Data protection assurance
Useful for
Introduction
Data protection should be treated in the same way the product is treated with penetration testing. Before wider customer onboarding, the company should get an external review of its data protection position.
The output should be a review document that can be shared with prospective clients. It should confirm that the company has considered how data is protected, where it is stored, what roles it plays under GDPR and how requests or incidents are handled.
Controller or Processor
The company must decide whether it is acting as a Data Controller, a Data Processor, or both in different contexts.
This affects contracts, privacy notices, customer expectations, breach reporting, data subject request handling and support timings.
Record:
- Where the company is a Controller.
- Where the company is a Processor.
- Whether customers are Controllers for product data.
- What instructions the company accepts from customers.
- Who responds to data subject requests.
- What reporting times apply after an incident.
- What needs to be reflected in contracts and DPAs.
DPIA detail
A DPIA does not need to become a huge document before Pilot, but it should force the product team to think about the data properly.

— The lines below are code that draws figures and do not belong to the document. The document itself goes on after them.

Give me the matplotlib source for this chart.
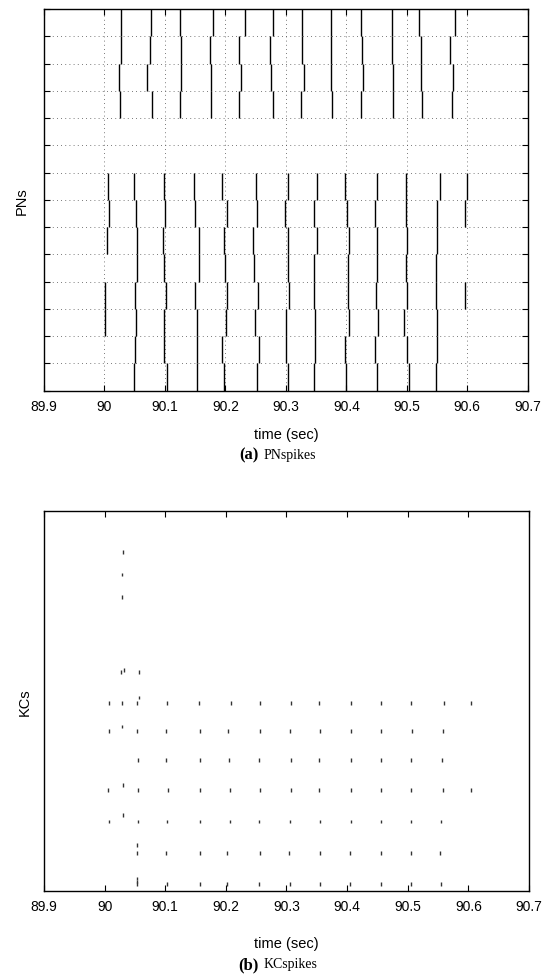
import matplotlib
matplotlib.use('Agg')
import matplotlib.pyplot as plt

plt.rcParams['font.family'] = ['Liberation Sans', 'DejaVu Sans']

# x axis ticks (same for both panels)
xticks = [89.9, 90.0, 90.1, 90.2, 90.3, 90.4, 90.5, 90.6, 90.7]
xticklabels = ['89.9', '90', '90.1', '90.2', '90.3', '90.4', '90.5', '90.6', '90.7']

# PN spike times, one list per PN (index 0 = bottom row)
pn_spike_times = [
    [90.049, 90.104, 90.153, 90.198, 90.252, 90.303, 90.347, 90.400, 90.451, 90.503, 90.548],
    [90.050, 90.098, 90.153, 90.195, 90.255, 90.300, 90.348, 90.398, 90.448, 90.500, 90.550],
    [90.001, 90.052, 90.099, 90.153, 90.201, 90.249, 90.301, 90.349, 90.404, 90.452, 90.496, 90.550],
    [90.001, 90.051, 90.102, 90.150, 90.202, 90.254, 90.305, 90.347, 90.403, 90.449, 90.500, 90.549, 90.596],
    [90.054, 90.099, 90.157, 90.200, 90.247, 90.303, 90.347, 90.402, 90.450, 90.499, 90.549],
    [90.004, 90.054, 90.097, 90.156, 90.198, 90.246, 90.303, 90.351, 90.404, 90.450, 90.500, 90.550],
    [90.007, 90.052, 90.100, 90.149, 90.203, 90.252, 90.298, 90.346, 90.401, 90.448, 90.499, 90.550, 90.597],
    [90.006, 90.049, 90.099, 90.148, 90.195, 90.251, 90.304, 90.351, 90.398, 90.450, 90.498, 90.555, 90.599],
    [],
    [],
    [90.026, 90.078, 90.125, 90.176, 90.222, 90.278, 90.325, 90.376, 90.424, 90.477, 90.525, 90.574],
    [90.024, 90.071, 90.127, 90.176, 90.225, 90.276, 90.330, 90.374, 90.428, 90.478, 90.523, 90.576],
    [90.028, 90.075, 90.127, 90.175, 90.222, 90.273, 90.327, 90.374, 90.426, 90.476, 90.523, 90.571],
    [90.027, 90.077, 90.125, 90.179, 90.232, 90.278, 90.326, 90.375, 90.424, 90.475, 90.521, 90.579],
]

# KC index and the spike times of that KC
kc_ids = [7, 10, 14, 48, 58, 89, 98, 130, 137, 170, 208, 214, 245, 252, 286, 288, 384, 414, 444]
kc_spike_times = [
    [90.054, 90.103, 90.157, 90.202, 90.255, 90.306, 90.355, 90.405, 90.456, 90.505, 90.555],
    [90.054],
    [90.054],
    [90.054, 90.102, 90.157, 90.202, 90.256, 90.304, 90.355, 90.405, 90.456, 90.505, 90.554],
    [90.054],
    [90.007, 90.055, 90.103, 90.157, 90.207, 90.255, 90.306, 90.355, 90.407, 90.456, 90.505, 90.555],
    [90.030],
    [90.005, 90.055, 90.104, 90.157, 90.207, 90.257, 90.307, 90.354, 90.407, 90.456, 90.505, 90.558, 90.604],
    [90.030],
    [90.055, 90.102, 90.158, 90.205, 90.255, 90.307, 90.354, 90.406, 90.456, 90.505, 90.557],
    [90.007, 90.054, 90.102, 90.158, 90.204, 90.256, 90.306, 90.355, 90.407, 90.456, 90.507, 90.558],
    [90.029],
    [90.008, 90.029, 90.054, 90.103, 90.155, 90.208, 90.257, 90.307, 90.354, 90.406, 90.456, 90.505, 90.560, 90.604],
    [90.057],
    [90.027, 90.056],
    [90.032],
    [90.029],
    [90.029],
    [90.030],
]

W, H = 549, 978
fig = plt.figure(figsize=(W / 100, H / 100), dpi=100)


def fx(px):
    return px / W


def fy(py):
    return 1 - py / H


def style_axes(ax):
    ax.set_xlim(89.9, 90.7)
    ax.set_xticks(xticks)
    ax.set_xticklabels(xticklabels)
    ax.tick_params(direction='in', top=True, right=True, length=4, width=0.8,
                   labelsize=10, pad=6)
    for s in ax.spines.values():
        s.set_linewidth(1.0)


# ---- (a) PN spikes
ax1 = fig.add_axes([fx(44), fy(391.7), fx(527.7 - 44), (391.7 - 10) / H])
for i, times in enumerate(pn_spike_times):
    if times:
        ax1.vlines(times, i, i + 1, color='k', lw=1.0)
style_axes(ax1)
ax1.set_ylim(0, 14)
ax1.set_yticks(range(0, 15))
ax1.set_yticklabels([])
ax1.grid(True, color='0.3', lw=0.6, linestyle=(0, (1, 4)))
ax1.set_axisbelow(True)
ax1.set_ylabel('PNs', fontsize=10.5, labelpad=5)

# ---- (b) KC spikes
ax2 = fig.add_axes([fx(44), fy(892), fx(529 - 44), (892 - 512) / H])
for kc, times in zip(kc_ids, kc_spike_times):
    ax2.vlines(times, kc, kc + 5, color='0.2', lw=1.0)
style_axes(ax2)
ax2.set_ylim(0, 500)
ax2.set_yticks([])
ax2.set_ylabel('KCs', fontsize=10.5, labelpad=9)

# x labels and captions
fig.text(fx(286), fy(435), 'time (sec)', ha='center', va='center', fontsize=10.5)
fig.text(fx(259), fy(455), '(a)', ha='right', va='center', fontsize=12,
         fontweight='bold', family=['Liberation Serif', 'DejaVu Serif'])
fig.text(fx(264), fy(455), 'PNspikes', ha='left', va='center', fontsize=10,
         family=['Liberation Serif', 'DejaVu Serif'])

fig.text(fx(286), fy(944), 'time (sec)', ha='center', va='center', fontsize=10.5)
fig.text(fx(259), fy(965), '(b)', ha='right', va='center', fontsize=12,
         fontweight='bold', family=['Liberation Serif', 'DejaVu Serif'])
fig.text(fx(264), fy(965), 'KCspikes', ha='left', va='center', fontsize=10,
         family=['Liberation Serif', 'DejaVu Serif'])

fig.savefig('out.png', dpi=100)
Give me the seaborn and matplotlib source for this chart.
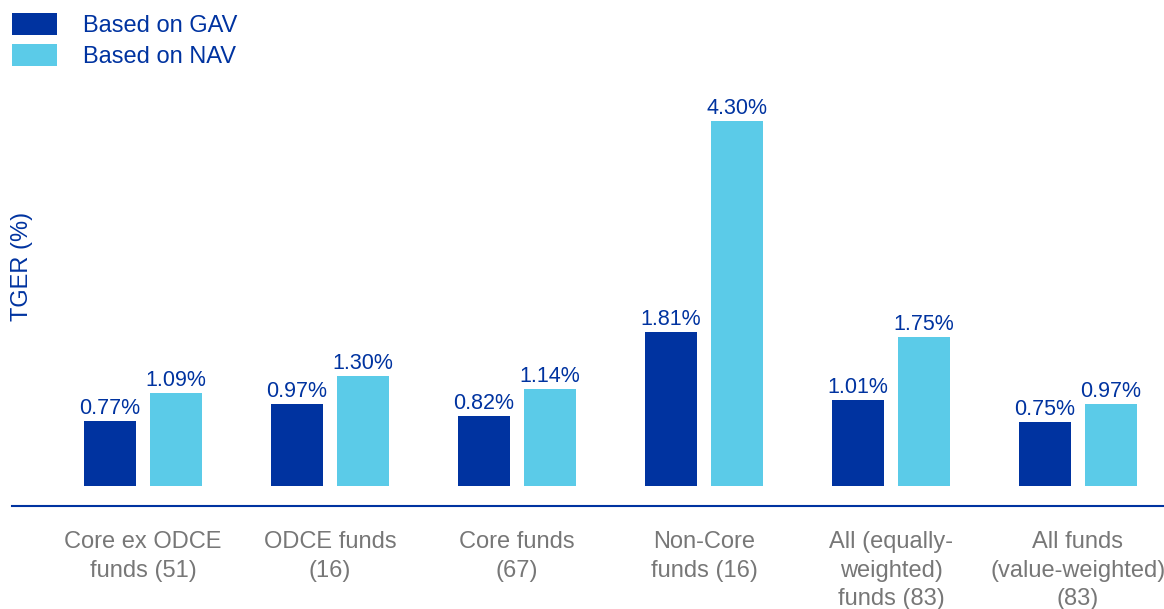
import matplotlib
matplotlib.use("Agg")
import matplotlib.pyplot as plt
import seaborn as sns
import pandas as pd

categories = ["Core ex ODCE\nfunds (51)", "ODCE funds\n(16)", "Core funds\n(67)",
              "Non-Core\nfunds (16)", "All (equally-\nweighted)\nfunds (83)",
              "All funds\n(value-weighted)\n(83)"]
gav = [0.77, 0.97, 0.82, 1.81, 1.01, 0.75]
nav = [1.09, 1.30, 1.14, 4.30, 1.75, 0.97]
series = ["Based on GAV", "Based on NAV"]

df = pd.DataFrame({
    "cat": categories * 2,
    "val": gav + nav,
    "basis": [series[0]] * len(categories) + [series[1]] * len(categories),
})

sns.set_theme(style="white")
plt.rcParams["font.family"] = ["Liberation Sans", "DejaVu Sans"]

DARK = "#0033A0"
LIGHT = "#5BCBE8"
GREY = "#777777"

W, H = 1164, 609
fig = plt.figure(figsize=(W / 100, H / 100), dpi=100)
ax = fig.add_axes([12 / W, (H - 506) / H, 1 - 12 / W, (506 - 80) / H])

sns.barplot(data=df, x="cat", y="val", hue="basis", palette=[DARK, LIGHT],
            saturation=1, width=0.706, gap=0.212, linewidth=0, ax=ax)

ax.set_xlim((12 - 143) / 187, (1164 - 143) / 187)
ppu = (486 - 121) / 4.30
ax.set_ylim(-(506 - 486) / ppu, (486 - 80) / ppu)

for c in ax.containers:
    ax.bar_label(c, fmt="{:.2f}%", padding=1.5, fontsize=15.5, color=DARK)

for s in ["top", "left", "right"]:
    ax.spines[s].set_visible(False)
ax.spines["bottom"].set_color(DARK)
ax.spines["bottom"].set_linewidth(1.5)
ax.set_yticks([])
ax.set_xlabel("")
ax.tick_params(axis="x", length=0, pad=18, labelsize=17, labelcolor=GREY)
for t in ax.get_xticklabels():
    t.set_linespacing(1.39)

ax.set_ylabel("TGER (%)", fontsize=17, color=DARK)
ax.yaxis.label.set_va("center")
ax.yaxis.set_label_coords((22 - 12) / (W - 12), (506 - 266) / (506 - 80))

handles, labels = ax.get_legend_handles_labels()
ax.legend(handles, labels, loc="upper left", bbox_to_anchor=(12 / W, 1 - 13 / H),
          bbox_transform=fig.transFigure, frameon=False, fontsize=17,
          handlelength=1.9, handleheight=1.05, handletextpad=1.1,
          labelspacing=0.3, borderpad=0, borderaxespad=0, labelcolor=DARK)

fig.savefig("out.png", dpi=100)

The DPIA should not be written as a disconnected compliance document. It should be fed by a living data knowledge base that is built from evidence. An agent should be able to inspect Infrastructure as Code, application code, configuration, vendor records, logs and architecture notes, then update the data inventory and DPIA working record from what the product actually does.
Before Pilot, the product architecture and core data flows should be defined well enough to support the DPIA. The format is less important than the content: it may be a diagram, markdown record, generated summary or agent-created model, but it must identify the major components, core data stores, entry points, processing, access paths, exits and trust boundaries.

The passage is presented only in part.